As we move towards a surreal decade with unthinkable AI advancements that will soon redefine human beings in a few short years with all kinds of implants to enhance human abilities (i.e., AI machines using non invasive detecting technology to study your mental neurons and predict what you are about to say or are thinking to do – to physical abilities like nano drugs to enhance your memory etc. etc.), what would it mean to be a small business in that future? Will there be room for arbitrage for us simpletons to buy low and sell high when there is no trade secret or scarcity to create value for our goods and services? Will there be even the concept of trade left in such a robo-responsive world?
Maybe we have a partial answer to the above questions. Lincoln famously said “you can fool some people all the time and all people some of the time. But you can’t fool all the people all the time.” Getting “fooled” is an emotional response. Emotional Intelligence allows us to hopefully not remain a fool all the time, but the degree of that intelligence creates the fool in us nonetheless. That emotional level of intelligence is what creates opportunities to make the commercial world go round for everyone. Emotions and scarcity create markets. Think of anything, diamonds, weddings, fashion, cell phones, cars, real estate, restaurants, tourism, religion, politics…all are opportunities for markets in Emotional Intelligence. We “love ’em” without rhyme or reason but for pure joy and happiness. Artificial Intelligence on the other hand is a mirage of intelligence. Like water that doesn’t quench your thirst, its intelligence without wisdom. Like a car it can drive for miles, but only where we take it – responsibly and irresponsibly.
So what kind of clients are going to visit small businesses in the future when All Things Internet and AI become ubiquitous?

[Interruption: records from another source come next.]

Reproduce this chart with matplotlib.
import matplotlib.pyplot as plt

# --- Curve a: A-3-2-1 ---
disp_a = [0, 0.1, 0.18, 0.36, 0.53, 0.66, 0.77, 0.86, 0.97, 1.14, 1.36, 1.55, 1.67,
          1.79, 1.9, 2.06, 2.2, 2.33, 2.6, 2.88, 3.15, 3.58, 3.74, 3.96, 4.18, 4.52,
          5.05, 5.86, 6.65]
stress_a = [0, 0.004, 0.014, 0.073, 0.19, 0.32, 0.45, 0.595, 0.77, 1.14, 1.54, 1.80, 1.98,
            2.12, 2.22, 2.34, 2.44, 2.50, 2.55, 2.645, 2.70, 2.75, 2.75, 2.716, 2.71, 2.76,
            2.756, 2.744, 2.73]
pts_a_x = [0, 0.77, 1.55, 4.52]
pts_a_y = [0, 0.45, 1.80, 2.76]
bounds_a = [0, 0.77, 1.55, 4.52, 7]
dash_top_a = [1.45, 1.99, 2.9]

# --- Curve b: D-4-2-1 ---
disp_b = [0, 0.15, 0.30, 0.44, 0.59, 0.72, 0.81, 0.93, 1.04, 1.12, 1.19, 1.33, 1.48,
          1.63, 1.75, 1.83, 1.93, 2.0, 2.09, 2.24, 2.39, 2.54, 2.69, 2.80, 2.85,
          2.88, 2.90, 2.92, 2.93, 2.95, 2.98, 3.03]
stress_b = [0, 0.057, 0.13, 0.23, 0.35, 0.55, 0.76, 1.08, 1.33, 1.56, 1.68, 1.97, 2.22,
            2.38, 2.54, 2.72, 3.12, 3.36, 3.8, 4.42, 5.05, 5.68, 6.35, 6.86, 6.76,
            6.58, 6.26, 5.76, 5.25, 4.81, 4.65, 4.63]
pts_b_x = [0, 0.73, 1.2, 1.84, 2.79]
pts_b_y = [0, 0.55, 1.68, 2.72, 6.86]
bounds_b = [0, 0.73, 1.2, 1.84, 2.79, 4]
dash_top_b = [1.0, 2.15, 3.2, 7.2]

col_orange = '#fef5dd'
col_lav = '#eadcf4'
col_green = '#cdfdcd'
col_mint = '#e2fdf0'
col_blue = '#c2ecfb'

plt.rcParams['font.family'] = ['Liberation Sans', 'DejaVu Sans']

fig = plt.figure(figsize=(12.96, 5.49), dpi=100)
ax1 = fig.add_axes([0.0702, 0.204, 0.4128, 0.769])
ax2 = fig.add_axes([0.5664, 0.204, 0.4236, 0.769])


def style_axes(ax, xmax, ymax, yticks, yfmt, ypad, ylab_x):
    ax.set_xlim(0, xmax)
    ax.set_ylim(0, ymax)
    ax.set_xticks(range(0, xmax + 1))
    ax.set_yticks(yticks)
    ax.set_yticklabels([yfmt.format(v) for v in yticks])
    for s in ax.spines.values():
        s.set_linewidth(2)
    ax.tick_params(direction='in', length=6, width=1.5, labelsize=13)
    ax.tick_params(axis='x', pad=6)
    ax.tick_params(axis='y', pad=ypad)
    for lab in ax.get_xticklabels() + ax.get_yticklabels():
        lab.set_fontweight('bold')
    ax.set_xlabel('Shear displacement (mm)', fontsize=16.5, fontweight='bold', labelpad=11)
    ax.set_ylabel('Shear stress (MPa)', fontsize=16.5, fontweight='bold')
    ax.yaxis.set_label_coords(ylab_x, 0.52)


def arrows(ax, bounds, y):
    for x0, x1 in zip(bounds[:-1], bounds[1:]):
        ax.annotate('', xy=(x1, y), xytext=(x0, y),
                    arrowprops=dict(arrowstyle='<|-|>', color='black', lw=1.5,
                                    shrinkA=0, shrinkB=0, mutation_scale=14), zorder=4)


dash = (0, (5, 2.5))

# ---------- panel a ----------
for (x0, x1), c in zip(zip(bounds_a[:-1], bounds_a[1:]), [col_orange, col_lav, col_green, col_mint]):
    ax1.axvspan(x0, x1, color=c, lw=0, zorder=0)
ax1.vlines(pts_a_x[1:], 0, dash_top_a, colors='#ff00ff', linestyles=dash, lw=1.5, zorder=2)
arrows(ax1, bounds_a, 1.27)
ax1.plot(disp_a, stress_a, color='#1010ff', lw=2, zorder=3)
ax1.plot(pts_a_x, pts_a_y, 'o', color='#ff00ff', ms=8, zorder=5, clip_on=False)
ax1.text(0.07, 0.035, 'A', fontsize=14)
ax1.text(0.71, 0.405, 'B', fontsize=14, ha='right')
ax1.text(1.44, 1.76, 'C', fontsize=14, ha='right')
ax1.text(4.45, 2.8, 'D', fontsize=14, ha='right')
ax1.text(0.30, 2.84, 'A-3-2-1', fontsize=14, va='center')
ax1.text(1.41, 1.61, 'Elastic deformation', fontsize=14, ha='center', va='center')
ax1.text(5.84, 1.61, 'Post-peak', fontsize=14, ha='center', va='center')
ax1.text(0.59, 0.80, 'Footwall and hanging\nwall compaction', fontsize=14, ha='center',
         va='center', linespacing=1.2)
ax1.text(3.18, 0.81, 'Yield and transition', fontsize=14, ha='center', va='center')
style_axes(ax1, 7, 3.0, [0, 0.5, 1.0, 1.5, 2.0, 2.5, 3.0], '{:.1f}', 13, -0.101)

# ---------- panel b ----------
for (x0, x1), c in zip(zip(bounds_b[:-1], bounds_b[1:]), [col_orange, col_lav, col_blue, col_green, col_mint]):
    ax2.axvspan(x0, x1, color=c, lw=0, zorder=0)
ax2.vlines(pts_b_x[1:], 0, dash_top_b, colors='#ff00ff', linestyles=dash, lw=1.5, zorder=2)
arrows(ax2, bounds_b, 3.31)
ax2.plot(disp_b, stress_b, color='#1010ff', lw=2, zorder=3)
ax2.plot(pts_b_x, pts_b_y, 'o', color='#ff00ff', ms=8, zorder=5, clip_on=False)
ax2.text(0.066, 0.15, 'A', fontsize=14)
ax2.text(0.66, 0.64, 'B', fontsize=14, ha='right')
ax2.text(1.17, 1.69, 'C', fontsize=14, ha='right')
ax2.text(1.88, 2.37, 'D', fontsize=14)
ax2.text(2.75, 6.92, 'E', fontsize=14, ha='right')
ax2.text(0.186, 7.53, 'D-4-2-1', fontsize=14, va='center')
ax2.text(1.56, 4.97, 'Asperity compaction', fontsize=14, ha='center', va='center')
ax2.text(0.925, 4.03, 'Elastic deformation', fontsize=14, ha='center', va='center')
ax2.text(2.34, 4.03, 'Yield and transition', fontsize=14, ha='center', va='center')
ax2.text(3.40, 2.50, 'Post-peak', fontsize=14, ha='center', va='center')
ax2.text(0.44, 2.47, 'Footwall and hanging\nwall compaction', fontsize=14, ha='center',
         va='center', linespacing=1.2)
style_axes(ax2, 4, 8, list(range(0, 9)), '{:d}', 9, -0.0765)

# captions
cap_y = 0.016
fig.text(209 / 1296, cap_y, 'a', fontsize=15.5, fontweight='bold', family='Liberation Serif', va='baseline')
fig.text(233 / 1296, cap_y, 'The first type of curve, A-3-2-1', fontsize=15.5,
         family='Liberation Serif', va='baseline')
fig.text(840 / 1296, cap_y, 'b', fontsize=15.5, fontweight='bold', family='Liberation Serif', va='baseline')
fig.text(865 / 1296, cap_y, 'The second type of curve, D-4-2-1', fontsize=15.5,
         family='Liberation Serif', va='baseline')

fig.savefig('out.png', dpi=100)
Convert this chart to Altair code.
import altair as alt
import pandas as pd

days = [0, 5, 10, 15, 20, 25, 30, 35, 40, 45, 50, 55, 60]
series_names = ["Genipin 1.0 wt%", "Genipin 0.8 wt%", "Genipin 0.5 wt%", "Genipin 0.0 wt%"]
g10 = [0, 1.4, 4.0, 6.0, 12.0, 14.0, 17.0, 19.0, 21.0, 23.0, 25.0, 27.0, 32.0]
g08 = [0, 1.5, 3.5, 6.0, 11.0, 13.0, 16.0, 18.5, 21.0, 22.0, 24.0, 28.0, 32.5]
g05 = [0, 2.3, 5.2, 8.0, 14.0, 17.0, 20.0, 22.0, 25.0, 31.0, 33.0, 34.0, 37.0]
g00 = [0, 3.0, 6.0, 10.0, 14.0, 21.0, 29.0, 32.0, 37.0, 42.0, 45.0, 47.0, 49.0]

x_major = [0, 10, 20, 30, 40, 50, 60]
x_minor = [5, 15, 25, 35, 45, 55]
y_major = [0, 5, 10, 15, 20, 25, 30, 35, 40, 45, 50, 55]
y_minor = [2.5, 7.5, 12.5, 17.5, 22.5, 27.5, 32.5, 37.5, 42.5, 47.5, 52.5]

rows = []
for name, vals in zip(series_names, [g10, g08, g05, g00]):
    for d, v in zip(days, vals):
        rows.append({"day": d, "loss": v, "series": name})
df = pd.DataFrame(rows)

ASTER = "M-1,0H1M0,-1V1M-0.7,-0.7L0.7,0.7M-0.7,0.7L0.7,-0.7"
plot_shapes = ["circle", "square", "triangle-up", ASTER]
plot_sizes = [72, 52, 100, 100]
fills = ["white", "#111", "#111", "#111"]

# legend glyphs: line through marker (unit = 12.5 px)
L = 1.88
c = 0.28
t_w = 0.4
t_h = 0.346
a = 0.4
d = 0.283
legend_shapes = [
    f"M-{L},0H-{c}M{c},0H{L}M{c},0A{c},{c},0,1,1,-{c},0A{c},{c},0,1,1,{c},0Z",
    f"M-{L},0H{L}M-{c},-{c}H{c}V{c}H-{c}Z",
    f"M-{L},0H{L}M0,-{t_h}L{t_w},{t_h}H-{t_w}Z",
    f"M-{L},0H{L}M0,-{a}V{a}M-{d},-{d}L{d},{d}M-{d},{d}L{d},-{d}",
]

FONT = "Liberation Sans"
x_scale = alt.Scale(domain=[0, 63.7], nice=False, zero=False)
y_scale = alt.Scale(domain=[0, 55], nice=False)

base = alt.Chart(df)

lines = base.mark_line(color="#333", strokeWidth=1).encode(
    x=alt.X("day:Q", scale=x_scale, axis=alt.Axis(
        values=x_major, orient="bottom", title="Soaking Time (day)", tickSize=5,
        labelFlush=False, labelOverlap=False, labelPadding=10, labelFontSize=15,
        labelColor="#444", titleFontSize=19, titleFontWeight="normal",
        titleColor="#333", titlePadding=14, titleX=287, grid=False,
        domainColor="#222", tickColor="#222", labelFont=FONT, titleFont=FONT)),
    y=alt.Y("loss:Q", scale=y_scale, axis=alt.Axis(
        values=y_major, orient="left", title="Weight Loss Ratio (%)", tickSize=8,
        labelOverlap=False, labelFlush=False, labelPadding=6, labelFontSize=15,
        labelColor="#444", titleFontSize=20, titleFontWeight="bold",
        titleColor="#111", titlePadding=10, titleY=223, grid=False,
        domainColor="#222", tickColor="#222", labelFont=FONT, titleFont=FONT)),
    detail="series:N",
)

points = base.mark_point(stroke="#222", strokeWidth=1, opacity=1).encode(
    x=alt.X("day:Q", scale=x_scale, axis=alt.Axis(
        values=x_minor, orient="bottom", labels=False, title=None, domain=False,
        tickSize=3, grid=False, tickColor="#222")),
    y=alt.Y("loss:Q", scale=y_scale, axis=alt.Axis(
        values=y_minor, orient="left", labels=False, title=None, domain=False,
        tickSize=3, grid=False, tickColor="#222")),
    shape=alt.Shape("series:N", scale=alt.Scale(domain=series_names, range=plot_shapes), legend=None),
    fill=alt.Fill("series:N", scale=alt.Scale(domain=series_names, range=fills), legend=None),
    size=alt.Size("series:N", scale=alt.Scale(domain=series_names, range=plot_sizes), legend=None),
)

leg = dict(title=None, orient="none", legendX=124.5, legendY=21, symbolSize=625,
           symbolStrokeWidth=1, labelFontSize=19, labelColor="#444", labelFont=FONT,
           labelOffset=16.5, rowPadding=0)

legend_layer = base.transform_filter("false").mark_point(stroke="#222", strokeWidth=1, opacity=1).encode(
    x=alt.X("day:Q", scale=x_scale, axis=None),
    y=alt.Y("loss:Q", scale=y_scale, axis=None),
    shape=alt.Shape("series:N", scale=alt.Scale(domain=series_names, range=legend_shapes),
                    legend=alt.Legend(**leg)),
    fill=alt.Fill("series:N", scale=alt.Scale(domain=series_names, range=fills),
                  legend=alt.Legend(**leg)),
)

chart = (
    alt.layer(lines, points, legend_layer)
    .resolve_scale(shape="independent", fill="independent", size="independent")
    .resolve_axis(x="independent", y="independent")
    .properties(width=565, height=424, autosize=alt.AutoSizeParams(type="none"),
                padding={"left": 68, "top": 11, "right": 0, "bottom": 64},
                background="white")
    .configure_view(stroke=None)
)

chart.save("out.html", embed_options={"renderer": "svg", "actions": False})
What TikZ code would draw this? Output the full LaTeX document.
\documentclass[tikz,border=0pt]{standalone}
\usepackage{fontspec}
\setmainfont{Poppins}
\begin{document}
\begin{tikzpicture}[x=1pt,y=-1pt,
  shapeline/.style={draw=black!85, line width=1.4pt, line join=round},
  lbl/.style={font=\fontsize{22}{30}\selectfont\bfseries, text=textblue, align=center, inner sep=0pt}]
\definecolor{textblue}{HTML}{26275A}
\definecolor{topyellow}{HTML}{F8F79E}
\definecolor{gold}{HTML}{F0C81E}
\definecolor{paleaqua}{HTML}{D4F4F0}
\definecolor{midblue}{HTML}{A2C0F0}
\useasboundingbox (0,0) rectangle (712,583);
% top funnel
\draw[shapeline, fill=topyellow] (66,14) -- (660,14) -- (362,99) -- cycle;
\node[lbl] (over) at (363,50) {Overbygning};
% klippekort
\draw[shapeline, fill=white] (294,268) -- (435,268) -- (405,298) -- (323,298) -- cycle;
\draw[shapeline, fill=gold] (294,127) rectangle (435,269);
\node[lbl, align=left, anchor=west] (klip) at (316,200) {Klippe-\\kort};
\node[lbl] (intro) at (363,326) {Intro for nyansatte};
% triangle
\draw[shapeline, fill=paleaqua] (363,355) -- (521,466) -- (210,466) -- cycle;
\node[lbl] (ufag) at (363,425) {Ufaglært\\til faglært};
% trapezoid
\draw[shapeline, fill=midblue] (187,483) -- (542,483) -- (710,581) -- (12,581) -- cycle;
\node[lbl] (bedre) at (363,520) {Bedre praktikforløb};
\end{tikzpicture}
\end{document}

Some may well turn out to be like those queens in fairy tales that talk to mirrors. But most human clients will likely be the ones needing a shoulder to cry on. Not a cold shoulder, a fake smile, a make believe goodwill greeting from parroted puppets or images, but a genuine human that understands their emotions in terms of friendship, respect, real goodwill and each other’s happiness. In other words, an emotionally intelligent customer service at a boutique print shop or a business center with a sense of humor from out of this world. The AI machines can do all the routine work automatically, but their actions will only be valuable in the emotionally intelligent market as long as there is a real human appreciation and acknowledgement behind it – a string behind the puppet pulled by a human ultimately, to take its responsibility. Victor Hugo said it best in Les Miserables, “The greatest happiness of life is the conviction that we are loved; loved for ourselves, or rather, loved in spite of ourselves.